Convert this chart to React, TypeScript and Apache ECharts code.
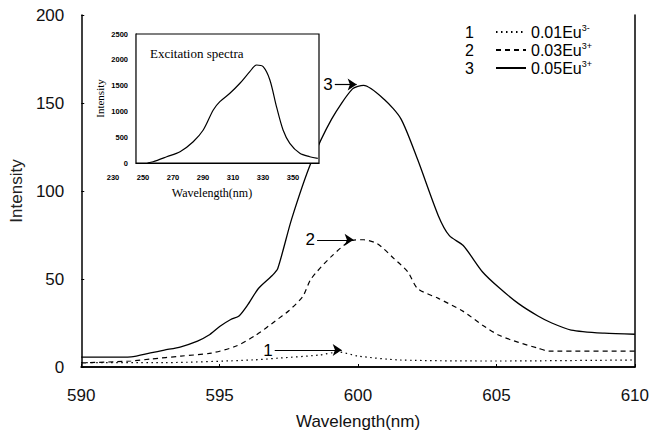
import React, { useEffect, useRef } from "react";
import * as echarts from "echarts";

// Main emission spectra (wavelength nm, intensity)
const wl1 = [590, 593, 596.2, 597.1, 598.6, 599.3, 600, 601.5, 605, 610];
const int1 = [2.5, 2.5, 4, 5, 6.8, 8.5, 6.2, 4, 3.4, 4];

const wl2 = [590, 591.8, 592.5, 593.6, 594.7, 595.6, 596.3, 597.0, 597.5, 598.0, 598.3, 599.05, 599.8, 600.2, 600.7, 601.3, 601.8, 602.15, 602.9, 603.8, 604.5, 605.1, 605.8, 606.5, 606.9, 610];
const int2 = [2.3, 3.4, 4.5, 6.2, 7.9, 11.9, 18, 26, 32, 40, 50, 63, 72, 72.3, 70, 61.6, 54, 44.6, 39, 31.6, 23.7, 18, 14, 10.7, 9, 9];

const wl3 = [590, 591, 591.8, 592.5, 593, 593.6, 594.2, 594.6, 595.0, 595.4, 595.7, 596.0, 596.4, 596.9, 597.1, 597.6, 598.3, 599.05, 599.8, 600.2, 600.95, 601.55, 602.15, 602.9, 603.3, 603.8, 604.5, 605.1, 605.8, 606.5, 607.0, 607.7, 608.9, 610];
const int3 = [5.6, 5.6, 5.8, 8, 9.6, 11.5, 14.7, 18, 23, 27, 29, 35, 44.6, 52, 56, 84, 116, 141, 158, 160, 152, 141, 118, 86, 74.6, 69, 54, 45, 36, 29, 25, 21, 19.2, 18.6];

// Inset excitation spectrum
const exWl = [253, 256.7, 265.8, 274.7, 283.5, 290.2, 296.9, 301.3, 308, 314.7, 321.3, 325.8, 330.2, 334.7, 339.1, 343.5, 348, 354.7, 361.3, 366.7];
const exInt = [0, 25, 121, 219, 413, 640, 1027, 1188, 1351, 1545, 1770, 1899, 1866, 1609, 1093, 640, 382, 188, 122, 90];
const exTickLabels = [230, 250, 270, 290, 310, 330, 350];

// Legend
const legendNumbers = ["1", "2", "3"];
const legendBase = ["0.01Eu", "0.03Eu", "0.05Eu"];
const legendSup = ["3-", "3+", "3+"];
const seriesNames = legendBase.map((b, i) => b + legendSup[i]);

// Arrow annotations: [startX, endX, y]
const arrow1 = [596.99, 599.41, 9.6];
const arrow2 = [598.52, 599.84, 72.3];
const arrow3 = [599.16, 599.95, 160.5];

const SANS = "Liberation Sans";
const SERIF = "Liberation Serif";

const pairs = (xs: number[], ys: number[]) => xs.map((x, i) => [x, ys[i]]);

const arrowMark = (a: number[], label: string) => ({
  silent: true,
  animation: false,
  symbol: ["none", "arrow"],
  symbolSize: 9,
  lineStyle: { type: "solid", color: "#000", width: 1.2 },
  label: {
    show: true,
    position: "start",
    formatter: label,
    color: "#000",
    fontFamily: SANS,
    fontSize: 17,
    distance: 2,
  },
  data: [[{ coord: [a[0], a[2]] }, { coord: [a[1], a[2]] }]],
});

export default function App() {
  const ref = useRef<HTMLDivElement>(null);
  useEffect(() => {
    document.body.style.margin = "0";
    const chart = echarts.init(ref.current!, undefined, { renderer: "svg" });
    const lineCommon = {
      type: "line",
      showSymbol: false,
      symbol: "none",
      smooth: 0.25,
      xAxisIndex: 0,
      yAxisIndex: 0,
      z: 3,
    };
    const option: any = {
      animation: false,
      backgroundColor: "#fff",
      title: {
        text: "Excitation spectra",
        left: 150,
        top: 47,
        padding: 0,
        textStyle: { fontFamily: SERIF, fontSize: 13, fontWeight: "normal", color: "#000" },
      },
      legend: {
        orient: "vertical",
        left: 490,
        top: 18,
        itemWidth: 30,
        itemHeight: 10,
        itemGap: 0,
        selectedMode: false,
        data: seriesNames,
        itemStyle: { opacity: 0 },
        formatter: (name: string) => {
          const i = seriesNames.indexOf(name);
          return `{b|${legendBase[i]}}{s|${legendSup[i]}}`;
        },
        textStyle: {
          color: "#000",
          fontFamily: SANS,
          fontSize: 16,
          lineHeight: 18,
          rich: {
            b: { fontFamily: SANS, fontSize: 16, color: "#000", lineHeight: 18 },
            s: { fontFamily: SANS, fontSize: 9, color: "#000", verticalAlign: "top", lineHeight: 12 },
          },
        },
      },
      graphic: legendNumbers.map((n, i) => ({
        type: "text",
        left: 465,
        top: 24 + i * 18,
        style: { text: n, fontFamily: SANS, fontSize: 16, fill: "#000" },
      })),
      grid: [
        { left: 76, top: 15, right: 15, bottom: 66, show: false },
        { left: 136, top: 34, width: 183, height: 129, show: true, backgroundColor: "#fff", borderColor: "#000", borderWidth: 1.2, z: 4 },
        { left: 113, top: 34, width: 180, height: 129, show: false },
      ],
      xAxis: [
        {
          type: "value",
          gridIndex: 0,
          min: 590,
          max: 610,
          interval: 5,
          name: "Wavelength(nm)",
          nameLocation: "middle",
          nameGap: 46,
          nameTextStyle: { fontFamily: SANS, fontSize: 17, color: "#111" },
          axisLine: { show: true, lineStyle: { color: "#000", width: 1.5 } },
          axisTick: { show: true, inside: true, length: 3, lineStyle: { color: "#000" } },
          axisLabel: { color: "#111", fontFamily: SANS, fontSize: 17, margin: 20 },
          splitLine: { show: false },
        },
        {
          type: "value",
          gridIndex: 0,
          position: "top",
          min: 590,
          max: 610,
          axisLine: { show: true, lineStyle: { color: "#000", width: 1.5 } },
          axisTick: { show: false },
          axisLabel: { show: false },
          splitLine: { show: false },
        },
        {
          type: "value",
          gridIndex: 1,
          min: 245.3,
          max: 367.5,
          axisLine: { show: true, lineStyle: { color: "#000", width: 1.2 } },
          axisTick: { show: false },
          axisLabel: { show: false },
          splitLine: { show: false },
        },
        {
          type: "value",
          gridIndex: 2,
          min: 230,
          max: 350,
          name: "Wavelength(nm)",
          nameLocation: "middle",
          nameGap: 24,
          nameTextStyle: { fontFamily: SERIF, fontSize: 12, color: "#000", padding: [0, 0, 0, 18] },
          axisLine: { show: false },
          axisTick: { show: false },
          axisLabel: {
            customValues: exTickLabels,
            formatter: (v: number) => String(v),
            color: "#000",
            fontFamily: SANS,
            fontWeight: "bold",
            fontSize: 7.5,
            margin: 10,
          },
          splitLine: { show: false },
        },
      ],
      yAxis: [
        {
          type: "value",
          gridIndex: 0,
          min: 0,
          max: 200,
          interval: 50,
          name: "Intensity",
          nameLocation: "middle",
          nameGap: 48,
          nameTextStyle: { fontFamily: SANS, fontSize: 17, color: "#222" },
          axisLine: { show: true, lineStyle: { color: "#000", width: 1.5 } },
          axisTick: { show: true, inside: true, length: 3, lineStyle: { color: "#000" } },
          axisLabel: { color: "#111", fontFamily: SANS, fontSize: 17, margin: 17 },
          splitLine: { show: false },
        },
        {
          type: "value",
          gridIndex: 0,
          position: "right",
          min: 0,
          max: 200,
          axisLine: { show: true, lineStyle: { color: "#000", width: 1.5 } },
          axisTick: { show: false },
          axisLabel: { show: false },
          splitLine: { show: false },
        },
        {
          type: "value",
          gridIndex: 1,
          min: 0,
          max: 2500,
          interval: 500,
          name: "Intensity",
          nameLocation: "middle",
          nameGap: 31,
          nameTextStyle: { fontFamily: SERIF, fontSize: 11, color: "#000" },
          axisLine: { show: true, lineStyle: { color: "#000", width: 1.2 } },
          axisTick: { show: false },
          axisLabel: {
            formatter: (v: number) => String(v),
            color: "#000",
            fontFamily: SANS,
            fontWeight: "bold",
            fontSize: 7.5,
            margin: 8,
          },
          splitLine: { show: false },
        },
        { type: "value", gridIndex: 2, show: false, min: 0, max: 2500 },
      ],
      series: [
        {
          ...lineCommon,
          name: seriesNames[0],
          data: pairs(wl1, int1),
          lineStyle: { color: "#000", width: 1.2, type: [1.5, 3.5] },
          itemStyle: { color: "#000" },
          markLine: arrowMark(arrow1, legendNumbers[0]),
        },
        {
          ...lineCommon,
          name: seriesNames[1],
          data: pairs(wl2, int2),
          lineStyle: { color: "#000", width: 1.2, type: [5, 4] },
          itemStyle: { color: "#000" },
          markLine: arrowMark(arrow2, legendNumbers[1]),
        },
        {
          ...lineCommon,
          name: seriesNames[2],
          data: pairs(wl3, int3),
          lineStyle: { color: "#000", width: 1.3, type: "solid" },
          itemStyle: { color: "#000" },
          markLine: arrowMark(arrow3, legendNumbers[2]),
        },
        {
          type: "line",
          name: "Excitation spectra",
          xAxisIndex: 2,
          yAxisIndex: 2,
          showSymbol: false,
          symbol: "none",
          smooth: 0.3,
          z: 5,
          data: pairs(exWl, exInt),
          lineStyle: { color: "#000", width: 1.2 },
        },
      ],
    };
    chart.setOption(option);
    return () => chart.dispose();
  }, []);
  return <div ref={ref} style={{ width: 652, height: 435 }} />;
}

**Exercise directions:**
Write out, word for word, the lines from the start of the data through the one holding "const exTickLabels = [230, 250, 270, 290, 310, 330, 350];". Omit pictures.

**Solution to this exercise:**
Convert this chart to React, TypeScript and Apache ECharts code.
import React, { useEffect, useRef } from "react";
import * as echarts from "echarts";

// Main emission spectra (wavelength nm, intensity)
const wl1 = [590, 593, 596.2, 597.1, 598.6, 599.3, 600, 601.5, 605, 610];
const int1 = [2.5, 2.5, 4, 5, 6.8, 8.5, 6.2, 4, 3.4, 4];

const wl2 = [590, 591.8, 592.5, 593.6, 594.7, 595.6, 596.3, 597.0, 597.5, 598.0, 598.3, 599.05, 599.8, 600.2, 600.7, 601.3, 601.8, 602.15, 602.9, 603.8, 604.5, 605.1, 605.8, 606.5, 606.9, 610];
const int2 = [2.3, 3.4, 4.5, 6.2, 7.9, 11.9, 18, 26, 32, 40, 50, 63, 72, 72.3, 70, 61.6, 54, 44.6, 39, 31.6, 23.7, 18, 14, 10.7, 9, 9];

const wl3 = [590, 591, 591.8, 592.5, 593, 593.6, 594.2, 594.6, 595.0, 595.4, 595.7, 596.0, 596.4, 596.9, 597.1, 597.6, 598.3, 599.05, 599.8, 600.2, 600.95, 601.55, 602.15, 602.9, 603.3, 603.8, 604.5, 605.1, 605.8, 606.5, 607.0, 607.7, 608.9, 610];
const int3 = [5.6, 5.6, 5.8, 8, 9.6, 11.5, 14.7, 18, 23, 27, 29, 35, 44.6, 52, 56, 84, 116, 141, 158, 160, 152, 141, 118, 86, 74.6, 69, 54, 45, 36, 29, 25, 21, 19.2, 18.6];

// Inset excitation spectrum
const exWl = [253, 256.7, 265.8, 274.7, 283.5, 290.2, 296.9, 301.3, 308, 314.7, 321.3, 325.8, 330.2, 334.7, 339.1, 343.5, 348, 354.7, 361.3, 366.7];
const exInt = [0, 25, 121, 219, 413, 640, 1027, 1188, 1351, 1545, 1770, 1899, 1866, 1609, 1093, 640, 382, 188, 122, 90];
const exTickLabels = [230, 250, 270, 290, 310, 330, 350];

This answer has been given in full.